LARN 051 C13D3
Start the following in class:
Study for the summative assessment on chapter 6 that is to be given on your next school day that our class meets. Today is day 51. Study for your test which is scheduled for school day 52! If your class does not meet on day 52, today’s home learning activities are listed under day 52 and on day 52 your home learning activities are those listed below.
1. In your Journal Notebook write your journal entry on sheets of three holed 8.5 inch by 11 inch ruled paper.
- In the upper right corner white space of each upward facing page, use a blue or black pen to write your hand in number within a circle followed by your name.
- To the left of the marginal line, print J51 and circle it.
- Each journal entry should either be at least a paragraph of exemplary writing and penmanship concerning a single topic, or be a concept map relating chemistry terms. Begin each day’s paragraph with a topic sentence, follow with explained instances, and close with a focused summary statement.
- The required journal focus topic J51 for today is:
a. In a given period of the periodic table, which has a smaller attraction for electrons (ionization energy, electronegativity), an element farthest to the left or the element farthest to the right ?
b. Use the concept of nuclear charge increasing as atomic number increases across a period to explain this trend.
c. Use data from Table 6.2 on page 177 of the text and cite examples from period 2 and from period 5 to show which elements in a given period have the smaller attraction for electrons.
Note: Please label your responses to the questions correctly (a., b., and c. in the above example) and phrase your response to include enough information so that people reading your response can understand the question being answered.

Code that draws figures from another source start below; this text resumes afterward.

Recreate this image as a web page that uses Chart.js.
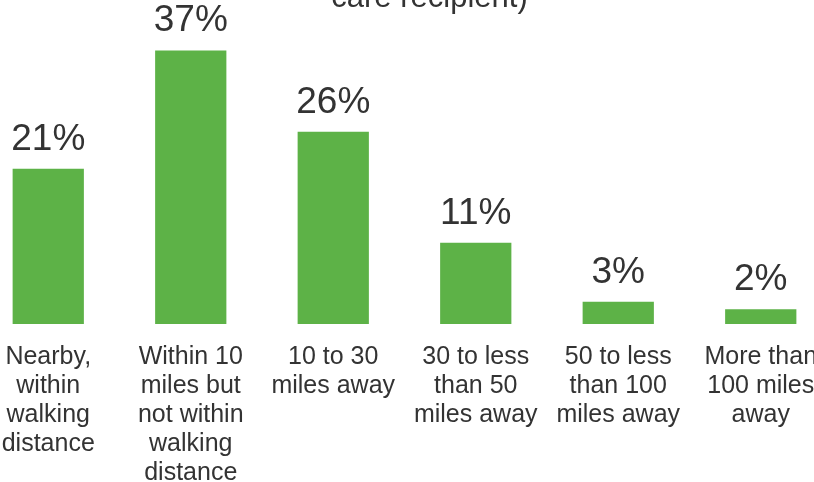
<!DOCTYPE html>
<html>
<head>
<meta charset="utf-8">
<script src="https://cdn.jsdelivr.net/npm/chart.js@4"></script>
<style>
  html, body { margin: 0; padding: 0; background: #fff; overflow: hidden; }
  body { width: 814px; height: 482px; position: relative; }
  #wrap { position: absolute; left: -23px; top: -40px; width: 905px; height: 522px; }
</style>
</head>
<body>
<div id="wrap"><canvas id="distance"></canvas></div>
<script>
const categories = [
    ['Nearby,', 'within', 'walking', 'distance'],
    ['Within 10', 'miles but', 'not within', 'walking', 'distance'],
    ['10 to 30', 'miles away'],
    ['30 to less', 'than 50', 'miles away'],
    ['50 to less', 'than 100', 'miles away'],
    ['More than', '100 miles', 'away']
];
const shares = [21, 37, 26, 11, 3, 2];
const titleText = 'care recipient)';

const fontFamily = '"Liberation Sans", Arial, sans-serif';
const textColor = '#333333';

// percentage printed above each bar
const valueLabels = {
    id: 'valueLabels',
    afterDatasetsDraw(chart) {
        const ctx = chart.ctx;
        ctx.save();
        ctx.font = '37px ' + fontFamily;
        ctx.fillStyle = textColor;
        ctx.textAlign = 'center';
        ctx.textBaseline = 'alphabetic';
        chart.getDatasetMeta(0).data.forEach((bar, i) => {
            ctx.fillText(shares[i] + '%', bar.x, bar.y - 19);
        });
        ctx.restore();
    }
};

const ctx = document.getElementById('distance');

new Chart(ctx, {
    type: 'bar',
    data: {
        labels: categories,
        datasets: [{
            data: shares,
            backgroundColor: '#5DB247',
            borderWidth: 0,
            barPercentage: 1,
            categoryPercentage: 0.5
        }]
    },
    options: {
        responsive: true,
        maintainAspectRatio: false,
        animation: false,
        layout: { padding: 0 },
        plugins: {
            legend: { display: false },
            tooltip: { enabled: false },
            title: {
                display: true,
                text: titleText,
                color: textColor,
                font: { family: fontFamily, size: 31, weight: 'normal' },
                padding: { top: 20, bottom: 11 }
            }
        },
        scales: {
            x: {
                grid: { display: false, drawTicks: false },
                border: { display: false },
                ticks: {
                    color: textColor,
                    font: { family: fontFamily, size: 25, lineHeight: 1.16 },
                    padding: 19,
                    maxRotation: 0,
                    autoSkip: false
                },
                afterFit: s => { s.height = 158; }
            },
            y: {
                position: 'right',
                min: 0,
                max: 40,
                grid: { display: false, drawTicks: false },
                border: { display: false },
                ticks: { display: false },
                afterFit: s => { s.width = 50; }
            }
        }
    },
    plugins: [valueLabels]
});
</script>
</body>
</html>
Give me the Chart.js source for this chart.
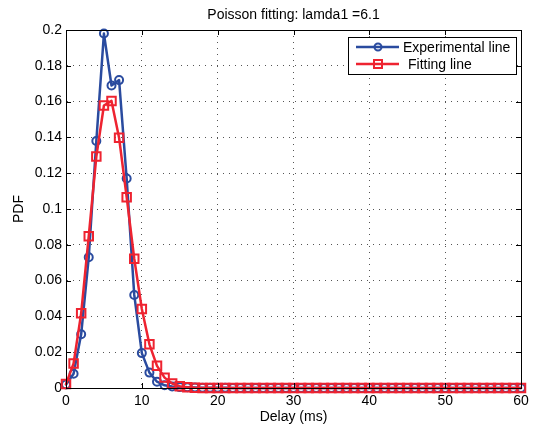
<!DOCTYPE html>
<html>
<head>
<meta charset="utf-8">
<script src="https://cdn.jsdelivr.net/npm/chart.js@4/dist/chart.umd.min.js"></script>
<style>
html,body{margin:0;padding:0;background:#fff;}
#wrap{width:535px;height:427px;position:relative;}
</style>
</head>
<body>
<div id="wrap"><canvas id="c" width="535" height="427"></canvas></div>
<script>
const delays = Array.from({length: 61}, (_, i) => i);
const experimental = [
  0.002, 0.008, 0.030, 0.073, 0.138, 0.198, 0.169, 0.172, 0.117, 0.052,
  0.0195, 0.0086, 0.0035, 0.0015, 0.0008, 0.0005, 0.0004, 0.0003, 0.0002, 0.0002,
  0.0001, 0.0001, 0, 0, 0, 0, 0, 0, 0, 0,
  0, 0, 0, 0, 0, 0, 0, 0, 0, 0,
  0, 0, 0, 0, 0, 0, 0, 0, 0, 0,
  0, 0, 0, 0, 0, 0, 0, 0, 0, 0,
  0
];
const fitting = [
  0.0022, 0.0137, 0.0417, 0.0848, 0.1293, 0.1578, 0.1604, 0.1398, 0.1066, 0.0722,
  0.0441, 0.0244, 0.0124, 0.0058, 0.0025, 0.0010, 0.0004, 0.0001, 0, 0,
  0, 0, 0, 0, 0, 0, 0, 0, 0, 0,
  0, 0, 0, 0, 0, 0, 0, 0, 0, 0,
  0, 0, 0, 0, 0, 0, 0, 0, 0, 0,
  0, 0, 0, 0, 0, 0, 0, 0, 0, 0,
  0
];
const xTicks = [0, 10, 20, 30, 40, 50, 60];
const yTicks = [0, 0.02, 0.04, 0.06, 0.08, 0.1, 0.12, 0.14, 0.16, 0.18, 0.2];
const labels = ['Experimental line', 'Fitting line'];

const BLUE = '#2a4b9f';
const RED = '#ee2330';
const FONT = "'Liberation Sans', Arial, sans-serif";
const FS = 14;

const boxPlugin = {
  id: 'boxPlugin',
  afterDraw(chart) {
    const {ctx, chartArea: a, scales} = chart;
    ctx.save();
    ctx.strokeStyle = '#000';
    ctx.lineWidth = 1;
    ctx.strokeRect(a.left + 0.5, a.top + 0.5, a.right - a.left, a.bottom - a.top);
    // inward ticks
    ctx.beginPath();
    xTicks.forEach(v => {
      const x = Math.round(scales.x.getPixelForValue(v)) + 0.5;
      ctx.moveTo(x, a.bottom); ctx.lineTo(x, a.bottom - 5);
      ctx.moveTo(x, a.top); ctx.lineTo(x, a.top + 5);
    });
    yTicks.forEach(v => {
      const y = Math.round(scales.y.getPixelForValue(v)) + 0.5;
      ctx.moveTo(a.left, y); ctx.lineTo(a.left + 5, y);
      ctx.moveTo(a.right, y); ctx.lineTo(a.right - 5, y);
    });
    ctx.stroke();
    // legend
    const bx = 348, by = 37, bw = 168, bh = 37;
    ctx.fillStyle = '#fff';
    ctx.fillRect(bx, by, bw, bh);
    ctx.strokeRect(bx + 0.5, by + 0.5, bw, bh);
    ctx.font = FS + 'px ' + FONT;
    ctx.textBaseline = 'middle';
    ctx.textAlign = 'left';
    const rows = [
      {label: chart.data.datasets[1].label, color: BLUE, shape: 'circle', y: by + 10, tx: 55},
      {label: chart.data.datasets[0].label, color: RED, shape: 'rect', y: by + 27, tx: 60}
    ];
    rows.forEach(r => {
      ctx.strokeStyle = r.color;
      ctx.lineWidth = 2.5;
      ctx.beginPath();
      ctx.moveTo(bx + 8, r.y); ctx.lineTo(bx + 51, r.y);
      ctx.stroke();
      ctx.lineWidth = 2;
      ctx.beginPath();
      if (r.shape === 'circle') {
        ctx.arc(bx + 30, r.y, 3.5, 0, Math.PI * 2);
      } else {
        ctx.rect(bx + 26, r.y - 4, 8, 8);
      }
      ctx.stroke();
      ctx.fillStyle = '#000';
      ctx.fillText(r.label, bx + r.tx, r.y + 1);
    });
    ctx.restore();
  }
};

new Chart(document.getElementById('c'), {
  type: 'line',
  data: {
    labels: delays,
    datasets: [
      {
        label: labels[1],
        data: fitting,
        borderColor: RED,
        backgroundColor: 'rgba(0,0,0,0)',
        borderWidth: 2.5,
        borderJoinStyle: 'round',
        borderCapStyle: 'round',
        pointStyle: 'rect',
        pointRadius: 6,
        pointBorderWidth: 2,
        pointBorderColor: RED,
        pointBackgroundColor: 'rgba(0,0,0,0)',
        tension: 0,
        clip: false,
        order: 0
      },
      {
        label: labels[0],
        data: experimental,
        borderColor: BLUE,
        backgroundColor: 'rgba(0,0,0,0)',
        borderWidth: 2.5,
        borderJoinStyle: 'round',
        borderCapStyle: 'round',
        pointStyle: 'circle',
        pointRadius: 4,
        pointBorderWidth: 2,
        pointBorderColor: BLUE,
        pointBackgroundColor: 'rgba(0,0,0,0)',
        tension: 0,
        clip: false,
        order: 1
      }
    ]
  },
  options: {
    responsive: false,
    animation: false,
    layout: {padding: {left: 0, right: 14, top: 0, bottom: 0}},
    plugins: {
      legend: {display: false},
      tooltip: {enabled: false},
      title: {
        display: true,
        text: 'Poisson fitting: lamda1 =6.1',
        fullSize: false,
        color: '#000',
        font: {family: FONT, size: FS, weight: 'normal'},
        padding: {top: 6.6, bottom: 6.6}
      }
    },
    scales: {
      x: {
        type: 'linear',
        min: 0, max: 60,
        afterFit(s) { s.height = 39; },
        afterBuildTicks(s) { s.ticks = xTicks.map(v => ({value: v})); },
        ticks: {color: '#000', font: {family: FONT, size: FS}, padding: 5, maxRotation: 0},
        grid: {color: '#555', drawTicks: false},
        border: {display: true, color: '#000', dash: [1, 5]},
        title: {display: true, text: 'Delay (ms)', color: '#000', font: {family: FONT, size: FS}, padding: {top: 0, bottom: 1.5}}
      },
      y: {
        type: 'linear',
        min: 0, max: 0.2,
        afterFit(s) { s.width = 66; },
        afterBuildTicks(s) { s.ticks = yTicks.map(v => ({value: v})); },
        ticks: {color: '#000', font: {family: FONT, size: FS}, padding: 4, callback: v => String(+v.toFixed(2))},
        grid: {color: '#555', drawTicks: false},
        border: {display: true, color: '#000', dash: [1, 5]},
        title: {display: true, text: 'PDF', color: '#000', font: {family: FONT, size: FS}, padding: {top: 11, bottom: 0}}
      }
    }
  },
  plugins: [boxPlugin]
});
</script>
</body>
</html>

By doing that you can save time by not writing out the questions being asked.
2. a. Go to Pearson Chemistry Link To Chapter 6 Formative Assessment and take an online formative assessment for chapter 6, The Periodic Table. Then click on the Score My Test button and study anything that you do not yet understand.
b. Test your knowledge of periodic table trends: Do You Know the Trends in the Periodic Table?
3. Review important ideas associated with the periodic table in preparation for your summative assessment.
a. Review the discovery of the periodic relationships among the elements according to the textbooks authors and your teacher. Take note of what Johann W. Dobereiner, John Newlands, Dmitri Mendeleev, Lothar Meyer, and Henry Moseley discovered or hypothesized and when it was hypothesized or discovered.
b. Be able to draw logical conclusions from data (as those scientists mentioned above did).
c. Be able to estimate the value of an unknown property of a given element from an average of the values of the corresponding property for the elements above and below the given element on the period table.
d. Note what Dmitri Mendeleev stated as the periodic law, and know how that differs from the currently accepted formulation of the periodic law.
e. For the representative [s and p block] elements, know how properties such as atomic size, ionic size, relative attraction for electrons,nonmetallic character, and metallic character tend to change as one goes down a group.
f. For the representative [s and p block] elements, know how properties such as atomic size, ionic size, relative attraction for electrons, nonmetallic character, and metallic character tend to change as one goes across a period.
g. Review anything that you previously corrected on the Chapter 6 Study Guides, Chapter 6 Section Reviews, Chapter 6 The Periodic Table [Formative]Test, and other work sheets which you now have checked using green ink.
Recommended for those who have time left in their 45 minute study period, but not required of all:
h. Know the distinctions between pairs of chapter 6 vocabulary words that might be confused with each other.
i. Study the Cornell notes that you took in and out of class.
j. Look up anything that you still don’t understand in your text, glossary, vocabulary study sheets, class notes, or come to help class.